したがって、このジレンマを解決するために現行の原発はゆるやかに動かしつつ、新しい原発は建設せず、時間稼ぎをしながらあらたなエネルギー源を模索しなければならない。
池田先生はCO2が増加してもそれが大きな問題にはならないと主張されているから、石油や石炭のような化石燃料の使用は否定しない。ただし、これらの資源には限りがあり、石油は数十年後には、石炭だっていずれは枯渇してしまう。石油や石炭に頼っていたら、僕らの子どもや孫にはエネルギーを使った生活は提供できなくなる。
かといって、現行の風力、太陽光、燃料電池などのオルタナティブは技術的な問題やコストの問題があってすぐには主流のエネルギー源にはなりえない。したがって、これらを有効活用しようと思えば「イノベーション」が必要になる。
かつて民主党政権は未来の世代に借金を残さないために「仕分け」をやった。今度は未来の世代にエネルギーのない生活を提供しないために、イノベーションを促す政策を採る必要がある。まあ、僕らの周りにはまだまだ無駄が多いので、事業仕分けそのものを僕は否定しないけれど、それはそれとして。
イノベーションにはブレイクスルーが必要だが、どの領域にブレイクスルーが起きるかは誰にも予見できない(もしできるのなら、そういうものはブレイクスルーとは呼ばない)。したがって、このようなイノベーションのネタには複数「はっておく」ことが大切になる。いろいろなエネルギー源について可能性を追求し、その将来性を吟味し、より「使える」ツールになるためのイノベーションを奨励するのである。それが、我が国のエネルギー源に未来を得るための最良の策であろうと池田先生はおっしゃるのである。「多様な代替エネルギー」である。
本書は、僕らの未来の世代が惨めな世代にならないことを希求する人(僕は本気でそう思っているが)にはとても刺激的な本である。
ときに、震災復興にはお金が要る。エネルギー開発、イノベーションにもお金が要る。お金の出所も「多様」であるほうがよいが、税金もその一つだ。少なくとも税金なし、というオプションはなかろう。
僕の思いつきだけど、電力税というのはどうだろう。消費した電力に応じて一定の税を課す。電力を使えば、復興の原資となり、それを嫌って電力使用を避ければ節電になる。一石二鳥だ。これなら周波数の違いから電力を東日本に供給できない西日本でも役に立てる。

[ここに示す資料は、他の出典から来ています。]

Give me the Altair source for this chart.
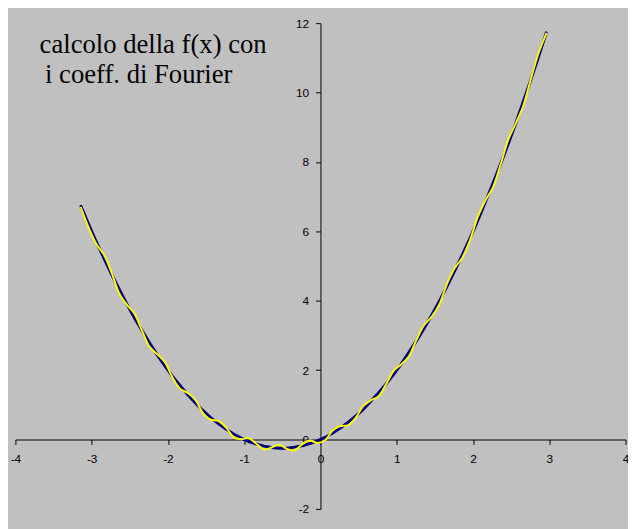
import altair as alt
import pandas as pd

x_vals = [-3.14, -3.04, -2.94, -2.84, -2.74, -2.64, -2.54, -2.44, -2.34, -2.24,
          -2.14, -2.04, -1.94, -1.84, -1.74, -1.64, -1.54, -1.44, -1.34, -1.24,
          -1.14, -1.04, -0.94, -0.84, -0.74, -0.64, -0.54, -0.44, -0.34, -0.24,
          -0.14, -0.04, 0.06, 0.16, 0.26, 0.36, 0.46, 0.56, 0.66, 0.76,
          0.86, 0.96, 1.06, 1.16, 1.26, 1.36, 1.46, 1.56, 1.66, 1.76,
          1.86, 1.96, 2.06, 2.16, 2.26, 2.36, 2.46, 2.56, 2.66, 2.76,
          2.86, 2.96]

f_vals = [6.72, 6.20, 5.70, 5.23, 4.77, 4.33, 3.91, 3.51, 3.14, 2.78,
          2.44, 2.12, 1.82, 1.55, 1.29, 1.05, 0.83, 0.63, 0.46, 0.30,
          0.16, 0.04, -0.06, -0.13, -0.19, -0.23, -0.25, -0.25, -0.22, -0.18,
          -0.12, -0.04, 0.06, 0.19, 0.33, 0.49, 0.67, 0.87, 1.10, 1.34,
          1.60, 1.88, 2.18, 2.51, 2.85, 3.21, 3.59, 3.99, 4.42, 4.86,
          5.32, 5.80, 6.30, 6.83, 7.37, 7.93, 8.51, 9.11, 9.74, 10.38,
          11.04, 11.72]

fourier_vals = [6.68, 6.11, 5.64, 5.33, 4.82, 4.22, 3.89, 3.63, 3.14, 2.67,
                2.46, 2.23, 1.79, 1.46, 1.34, 1.14, 0.76, 0.57, 0.54, 0.35,
                0.07, 0.01, 0.04, -0.12, -0.29, -0.23, -0.15, -0.27, -0.31, -0.14,
                -0.03, -0.10, -0.02, 0.26, 0.39, 0.41, 0.62, 0.96, 1.13, 1.24,
                1.59, 1.98, 2.17, 2.40, 2.88, 3.30, 3.54, 3.90, 4.49, 4.94,
                5.24, 5.74, 6.40, 6.88, 7.26, 7.91, 8.63, 9.11, 9.62, 10.40,
                11.14, 11.70]

x_ticks = [-4, -3, -2, -1, 0, 1, 2, 3, 4]
y_ticks = [-2, 0, 2, 4, 6, 8, 10, 12]
title_lines = ["calcolo della f(x) con", "i coeff. di Fourier"]

W, H = 618, 492

df = pd.DataFrame({"x": x_vals, "f": f_vals, "s": fourier_vals})

xs = alt.Scale(domain=[-4, 4], nice=False, zero=False)
ys = alt.Scale(domain=[-2, 12], nice=False, zero=False)

common_axis = dict(
    title=None, grid=False, domainColor="black", tickColor="black",
    domainWidth=1, tickWidth=1, tickSize=5,
    labelFont="Liberation Sans", labelFontSize=12, labelColor="black",
    labelFlush=False, labelOverlap=False, labelBound=False,
    labelExpr="'' + datum.value",
)

x_axis = alt.Axis(values=x_ticks, offset=-H * 2 / 14, labelPadding=9, **common_axis)
y_axis = alt.Axis(values=y_ticks, offset=-W / 2, labelPadding=7, **common_axis)

base = alt.Chart(df)

blue = base.mark_line(color="#000080", strokeWidth=3, strokeCap="round").encode(
    x=alt.X("x:Q", scale=xs, axis=x_axis),
    y=alt.Y("f:Q", scale=ys, axis=y_axis),
)

yellow = base.mark_line(color="#FFFF00", strokeWidth=2, interpolate="catmull-rom",
                        strokeCap="round").encode(
    x=alt.X("x:Q", scale=xs),
    y=alt.Y("s:Q", scale=ys),
)

t1 = alt.Chart(pd.DataFrame({"t": [title_lines[0]]})).mark_text(
    font="Liberation Serif", fontSize=27, color="black", align="left", baseline="alphabetic"
).encode(x=alt.value(24.5), y=alt.value(30), text="t:N")

t2 = alt.Chart(pd.DataFrame({"t": [title_lines[1]]})).mark_text(
    font="Liberation Serif", fontSize=27, color="black", align="left", baseline="alphabetic"
).encode(x=alt.value(30), y=alt.value(61), text="t:N")

chart = alt.layer(blue, yellow, t1, t2).properties(
    width=W, height=H,
    background="#C0C0C0",
    padding={"left": 7.5, "top": 12, "right": 2.5, "bottom": 17},
    autosize=alt.AutoSizeParams(type="none"),
).configure_view(strokeWidth=0)

chart.save("out.html", embed_options={"renderer": "svg", "actions": False})
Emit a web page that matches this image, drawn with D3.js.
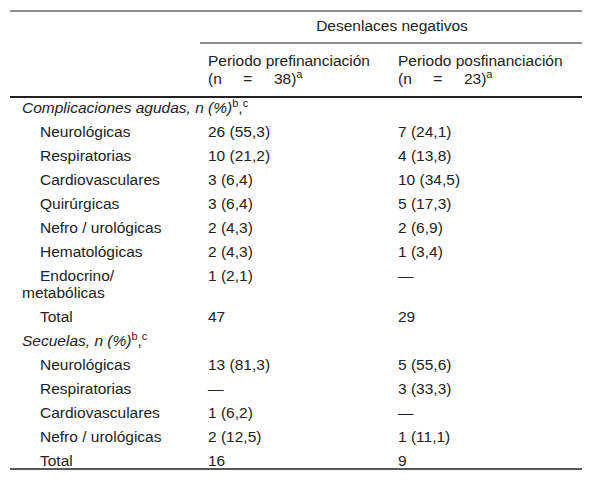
<!DOCTYPE html><html><head><meta charset="utf-8"><script src="https://cdn.jsdelivr.net/npm/d3@7"></script>
<style>body{margin:0;background:#fff}text{font-family:"Liberation Sans",Arial,sans-serif;font-size:15.5px;fill:#222;white-space:pre}</style></head><body><svg width="592" height="482"></svg><script>
const sections=["Complicaciones agudas, n (%)","Secuelas, n (%)"];
const acuteCategories=["Neurológicas","Respiratorias","Cardiovasculares","Quirúrgicas","Nefro / urológicas","Hematológicas","Endocrino/|metabólicas","Total"];
const acutePre=["26 (55,3)","10 (21,2)","3 (6,4)","3 (6,4)","2 (4,3)","2 (4,3)","1 (2,1)","47"];
const acutePost=["7 (24,1)","4 (13,8)","10 (34,5)","5 (17,3)","2 (6,9)","1 (3,4)","—","29"];
const seqCategories=["Neurológicas","Respiratorias","Cardiovasculares","Nefro / urológicas","Total"];
const seqPre=["13 (81,3)","—","1 (6,2)","2 (12,5)","16"];
const seqPost=["5 (55,6)","3 (33,3)","—","1 (11,1)","9"];
const svg=d3.select("svg");
const L=10,R=582,c1=208,c2=398;
function line(x1,x2,y,w){svg.append("line").attr("x1",x1).attr("x2",x2).attr("y1",y).attr("y2",y).attr("stroke","#222").attr("stroke-width",w);}
line(L,R,11,1);line(200,R,43,1);line(L,R,97,2);line(L,R,469,1.5);
svg.append("text").attr("x",392).attr("y",31).attr("text-anchor","middle").text("Desenlaces negativos");
function hdr(x,t){svg.append("text").attr("x",x).attr("y",66).text("Periodo "+t);
 const tt=svg.append("text").attr("x",x).attr("y",84).attr("xml:space","preserve");tt.append("tspan").text("(n     =     "+(t==="prefinanciación"?"38":"23")+")");
 tt.append("tspan").attr("dy",-6).style("font-size","11px").text("a");}
hdr(c1,"prefinanciación");hdr(c2,"posfinanciación");
function sec(y,t){const s=svg.append("text").attr("x",22).attr("y",y);s.append("tspan").style("font-style","italic").text(t);
 s.append("tspan").attr("dy",-6).style("font-size","11px").text("b");s.append("tspan").attr("dy",6).text(",");s.append("tspan").attr("dy",-6).style("font-size","11px").text("c");}
let y=113;sec(y,sections[0]);
function rows(cats,pre,post){cats.forEach((c,i)=>{y+=24;const parts=c.split("|");
 svg.append("text").attr("x",40).attr("y",y).text(parts[0]);
 svg.append("text").attr("x",c1).attr("y",y).text(pre[i]);
 svg.append("text").attr("x",c2).attr("y",y).text(post[i]);
 if(parts[1]){y+=17;svg.append("text").attr("x",22).attr("y",y).text(parts[1]);}});}
rows(acuteCategories,acutePre,acutePost);
y+=24;sec(y,sections[1]);
rows(seqCategories,seqPre,seqPost);
</script></body></html>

もう一つ、思いつきで提案したいのが、原発の安全対策の権利と責任を地域に一部委譲することである。結局、原発のリスクは原発建設地周辺にある。しかし、原発の安全対策は国と電力会社任せであり、都道府県など自治体にはほとんど発言権がない(ように思う)。自治体に十分な情報公開をすることと引き換えに、どこまでの安全対策をとるか、その選択も自治体にある程度任せてはどうか。徹底的な安全対策にはコストもかかるから、そのコストの一部も自治体に肩代わりしてもらう。自分の安全のことだから、どこまで安全にお金を出して津波や地震の対策をとるか、みな真剣に考えるだろう。そして、そのリスクがどうしても許容できない場合は、そこに原発は存在できなくなる。
結局、原発の安全対策を「原発に問題が起きても痛くもかゆくもない」人たちが立案したところに安全対策のねじれ現象がある。これではコストをかけるインセンティブは生じない。しかし、ステークホルダーである地元であれば、自らがそのリスクの甘受社であるものであれば、それができる。それも常識範囲内でできる(あまりコストのかかる安全対策は、やはり地元にとって苦痛であるから、受け入れられないからである)。僕は2009年のインフル騒ぎの時に、とにかく中央から権利と責任を地域に移行すべきと何度も行っていたけど、原発も同じだと思う。もちろん、地元にとってそれは痛みを伴う決断なのだけど、自分で決めたことであれば、ハザードに対する許容度は大きい。他人が勝手に決めたことで被害に巻き込まれるよりは、ずっとましではないだろうか。